_Given material_:
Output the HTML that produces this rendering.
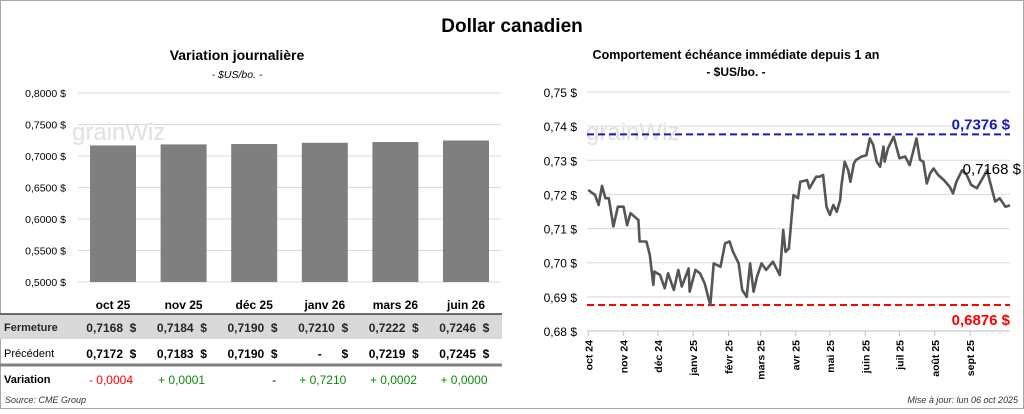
<!DOCTYPE html>
<html><head><meta charset="utf-8">
<style>
html,body{margin:0;padding:0;background:#fff;}
body{width:1024px;height:409px;overflow:hidden;font-family:"Liberation Sans",sans-serif;}
svg text{font-family:"Liberation Sans",sans-serif;}
</style></head>
<body>
<svg id="root" width="1024" height="409" viewBox="0 0 1024 409" xmlns="http://www.w3.org/2000/svg">
  <rect x="0.5" y="0.5" width="1023" height="408" fill="#fff" stroke="#a6a6a6"/>
  <text x="512" y="32" text-anchor="middle" font-size="19" font-weight="bold" fill="#000">Dollar canadien</text>
  <text x="237" y="60" text-anchor="middle" font-size="14" font-weight="bold">Variation  journalière</text>
  <text x="237" y="78" text-anchor="middle" font-size="10.5" font-style="italic">- $US/bo. -</text>
  <text x="736" y="59" text-anchor="middle" font-size="12.5" font-weight="bold">Comportement échéance immédiate depuis 1 an</text>
  <text x="736" y="76" text-anchor="middle" font-size="12" font-weight="bold">- $US/bo. -</text>
  <g id="bars"></g>
  <g id="line"></g>
  <g id="table"></g>
  <text x="5" y="403" font-size="9" font-style="italic" fill="#333">Source: CME Group</text>
  <text x="1018" y="403" text-anchor="end" font-size="9" font-style="italic" fill="#333">Mise à jour: lun 06 oct 2025</text>
</svg>
<script>
const NS="http://www.w3.org/2000/svg";
const barCategories=["oct 25","nov 25","déc 25","janv 26","mars 26","juin 26"];
const barValues=[0.7168,0.7184,0.7190,0.7210,0.7222,0.7246];
const barTicks=[0.50,0.55,0.60,0.65,0.70,0.75,0.80];
const barTickLabels=["0,5000 $","0,5500 $","0,6000 $","0,6500 $","0,7000 $","0,7500 $","0,8000 $"];
const closeLabels=["0,7168","0,7184","0,7190","0,7210","0,7222","0,7246"];
const prevLabels=["0,7172","0,7183","0,7190","-","0,7219","0,7245"];
const varLabels=["- 0,0004","+ 0,0001","-","+ 0,7210","+ 0,0002","+ 0,0000"];
const varSigns=[-1,1,0,1,1,1];

const lineTicks=[0.68,0.69,0.70,0.71,0.72,0.73,0.74,0.75];
const lineTickLabels=["0,68 $","0,69 $","0,70 $","0,71 $","0,72 $","0,73 $","0,74 $","0,75 $"];
const monthLabels=["oct 24","nov 24","déc 24","janv 25","févr 25","mars 25","avr 25","mai 25","juin 25","juil 25","août 25","sept 25"];
const monthDays=[0,31,61,92,123,151,182,212,243,273,304,335];
const seriesDays=[0,6,9,12,15,18,22,26,31,34,37,44,45,51,54,57,58,63,67,70,75,79,82,88,89,94,98,102,107,110,116,120,124,127,132,135,139,142,145,148,152,156,162,168,171,173,176,180,184,186,192,194,200,203,206,209,212,215,218,221,222,225,228,230,233,235,240,244,247,250,253,256,259,260,263,268,273,278,282,288,291,294,297,300,303,307,312,317,320,323,328,332,336,341,345,350,352,357,361,366,370];
const seriesValues=[0.7213,0.7198,0.7169,0.7225,0.7189,0.7189,0.7106,0.7164,0.7164,0.7110,0.7145,0.7125,0.7062,0.7062,0.7023,0.6935,0.6974,0.6964,0.6925,0.6969,0.6920,0.6979,0.6930,0.6983,0.6915,0.6979,0.6969,0.6940,0.6876,0.6998,0.6988,0.7057,0.7062,0.7032,0.6998,0.6920,0.6900,0.6998,0.6915,0.6959,0.6998,0.6979,0.7003,0.6964,0.7096,0.7032,0.7042,0.7198,0.7189,0.7237,0.7242,0.7218,0.7252,0.7252,0.7257,0.7164,0.7140,0.7169,0.7149,0.7184,0.7223,0.7296,0.7271,0.7237,0.7291,0.7301,0.7311,0.7315,0.7364,0.7345,0.7296,0.7281,0.7340,0.7296,0.7335,0.7369,0.7306,0.7311,0.7286,0.7364,0.7301,0.7296,0.7232,0.7262,0.7276,0.7257,0.7242,0.7223,0.7203,0.7237,0.7271,0.7257,0.7228,0.7218,0.7242,0.7271,0.7242,0.7179,0.7189,0.7164,0.7168];
const maxValue=[0.7376];const minValue=[0.6876];const lastLabel=["0,7168 $"];

function mk(tag,attrs,parent,txt){const e=document.createElementNS(NS,tag);for(const k in attrs)e.setAttribute(k,attrs[k]);if(txt!==undefined)e.textContent=txt;parent.appendChild(e);return e;}

const bg=document.getElementById('bars');
const by=v=>282-(v-0.5)*(189/0.3);
const bx=i=>113+i*70.6;
barTicks.forEach((t,i)=>{
  const g=mk('line',{x1:78,x2:501,y1:by(t),y2:by(t),stroke:'#d9d9d9','stroke-width':1},bg);
  
  const l=mk('text',{x:66,y:by(t)+4,'text-anchor':'end','font-size':10.5},bg,barTickLabels[i]);
  
});
const wm=mk('text',{x:72,y:140,'font-size':24,fill:'#e0e0e0'},bg,'grainWiz');

barValues.forEach((v,i)=>{
  const r=mk('rect',{x:bx(i)-23,y:by(v),width:46,height:by(0.5)-by(v),fill:'#7f7f7f'},bg);
  
  
});

const tg=document.getElementById('table');
const rr=mk('rect',{x:0,y:314,width:502,height:25,fill:'#d9d9d9'},tg);

const l1=mk('line',{x1:0,x2:502,y1:314,y2:314,stroke:'#404040','stroke-width':1.5},tg);

const l2=mk('line',{x1:0,x2:502,y1:365,y2:365,stroke:'#808080','stroke-width':3},tg);

[['Fermeture',331,true,11],['Précédent',357,false,11],['Variation',383,true,11]].forEach(a=>{
  const t=mk('text',{x:4,y:a[1],'font-size':a[3],'font-weight':a[2]?'bold':'normal',fill:a[0]==='Fermeture'?'#262626':'#000'},tg,a[0]);
  
});
barCategories.forEach((c,i)=>{
  const cx=bx(i);
  const h=mk('text',{x:cx,y:309,'text-anchor':'middle','font-size':12,'font-weight':'bold'},tg,c);
  
  const d1=mk('text',{x:cx+10,y:332,'text-anchor':'end','font-size':12,'font-weight':'bold',fill:'#262626'},tg,closeLabels[i]);
  
  const s1=mk('text',{x:cx+20,y:332,'text-anchor':'middle','font-size':12,'font-weight':'bold',fill:'#262626'},tg,'$');
  
  const d2=mk('text',{x:prevLabels[i]==='-'?cx-3:cx+10,y:358,'text-anchor':'end','font-size':12,'font-weight':'bold'},tg,prevLabels[i]);
  
  const s2=mk('text',{x:cx+20,y:358,'text-anchor':'middle','font-size':12,'font-weight':'bold'},tg,'$');
  
  const col=varSigns[i]<0?'#ff0000':(varSigns[i]>0?'#0a8a0a':'#000');
  const d3=mk('text',{x:varSigns[i]===0?cx+22:cx-2,y:384,'text-anchor':varSigns[i]===0?'end':'middle','font-size':12,fill:col},tg,varLabels[i]);
  
});

const lg=document.getElementById('line');
const ly=v=>92+(0.75-v)*(239/0.07);
const lx=d=>588.3+d*(421.7/370);
lineTicks.forEach((t,i)=>{
  const g=mk('line',{x1:587,x2:1010,y1:ly(t),y2:ly(t),stroke:'#d9d9d9','stroke-width':1},lg);
  
  const l=mk('text',{x:577,y:ly(t)+5,'text-anchor':'end','font-size':12},lg,lineTickLabels[i]);
  
});
const ax=mk('line',{x1:587,x2:1010,y1:331,y2:331,stroke:'#bfbfbf'},lg);

monthDays.forEach((d,i)=>{
  const x=lx(d);
  const tk=mk('line',{x1:x,x2:x,y1:331,y2:336,stroke:'#bfbfbf'},lg);
  
  const t=mk('text',{x:0,y:0,'text-anchor':'end','font-size':10.5,'font-weight':'bold',transform:`translate(${x+4},340) rotate(-90)`},lg,monthLabels[i]);
  
});
const wm2=mk('text',{x:586,y:140,'font-size':24,fill:'#e0e0e0'},lg,'grainWiz');

const mx=mk('line',{x1:587,x2:1010,y1:ly(maxValue[0]),y2:ly(maxValue[0]),stroke:'#1a1ab8','stroke-width':2,'stroke-dasharray':'7,4'},lg);

const mn=mk('line',{x1:587,x2:1010,y1:ly(minValue[0]),y2:ly(minValue[0]),stroke:'#ff0000','stroke-width':2,'stroke-dasharray':'7,4'},lg);

const mxl=mk('text',{x:1010,y:ly(maxValue[0])-5,'text-anchor':'end','font-size':15,'font-weight':'bold',fill:'#1a1ab8'},lg,maxValue[0].toFixed(4).replace('.',',')+' $');

const mnl=mk('text',{x:1010,y:ly(minValue[0])+20,'text-anchor':'end','font-size':15,'font-weight':'bold',fill:'#ff0000'},lg,minValue[0].toFixed(4).replace('.',',')+' $');

let dstr='';
seriesValues.forEach((v,i)=>{dstr+=(i?'L':'M')+lx(seriesDays[i]).toFixed(1)+','+ly(v).toFixed(1);});
const p=mk('path',{d:dstr,fill:'none',stroke:'#555','stroke-width':2.6,'stroke-linejoin':'round'},lg);

const ll=mk('text',{x:1021,y:174,'text-anchor':'end','font-size':15,fill:'#000'},lg,lastLabel[0]);

</script>
</body></html>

_Stated exercise_: Copy exactly the lines running from the beginning of the listing through the line that has "const varSigns=[-1,1,0,1,1,1];". Drop the pictures.

_Result of the task_:
Output the HTML that produces this rendering.
<!DOCTYPE html>
<html><head><meta charset="utf-8">
<style>
html,body{margin:0;padding:0;background:#fff;}
body{width:1024px;height:409px;overflow:hidden;font-family:"Liberation Sans",sans-serif;}
svg text{font-family:"Liberation Sans",sans-serif;}
</style></head>
<body>
<svg id="root" width="1024" height="409" viewBox="0 0 1024 409" xmlns="http://www.w3.org/2000/svg">
  <rect x="0.5" y="0.5" width="1023" height="408" fill="#fff" stroke="#a6a6a6"/>
  <text x="512" y="32" text-anchor="middle" font-size="19" font-weight="bold" fill="#000">Dollar canadien</text>
  <text x="237" y="60" text-anchor="middle" font-size="14" font-weight="bold">Variation  journalière</text>
  <text x="237" y="78" text-anchor="middle" font-size="10.5" font-style="italic">- $US/bo. -</text>
  <text x="736" y="59" text-anchor="middle" font-size="12.5" font-weight="bold">Comportement échéance immédiate depuis 1 an</text>
  <text x="736" y="76" text-anchor="middle" font-size="12" font-weight="bold">- $US/bo. -</text>
  <g id="bars"></g>
  <g id="line"></g>
  <g id="table"></g>
  <text x="5" y="403" font-size="9" font-style="italic" fill="#333">Source: CME Group</text>
  <text x="1018" y="403" text-anchor="end" font-size="9" font-style="italic" fill="#333">Mise à jour: lun 06 oct 2025</text>
</svg>
<script>
const NS="http://www.w3.org/2000/svg";
const barCategories=["oct 25","nov 25","déc 25","janv 26","mars 26","juin 26"];
const barValues=[0.7168,0.7184,0.7190,0.7210,0.7222,0.7246];
const barTicks=[0.50,0.55,0.60,0.65,0.70,0.75,0.80];
const barTickLabels=["0,5000 $","0,5500 $","0,6000 $","0,6500 $","0,7000 $","0,7500 $","0,8000 $"];
const closeLabels=["0,7168","0,7184","0,7190","0,7210","0,7222","0,7246"];
const prevLabels=["0,7172","0,7183","0,7190","-","0,7219","0,7245"];
const varLabels=["- 0,0004","+ 0,0001","-","+ 0,7210","+ 0,0002","+ 0,0000"];
const varSigns=[-1,1,0,1,1,1];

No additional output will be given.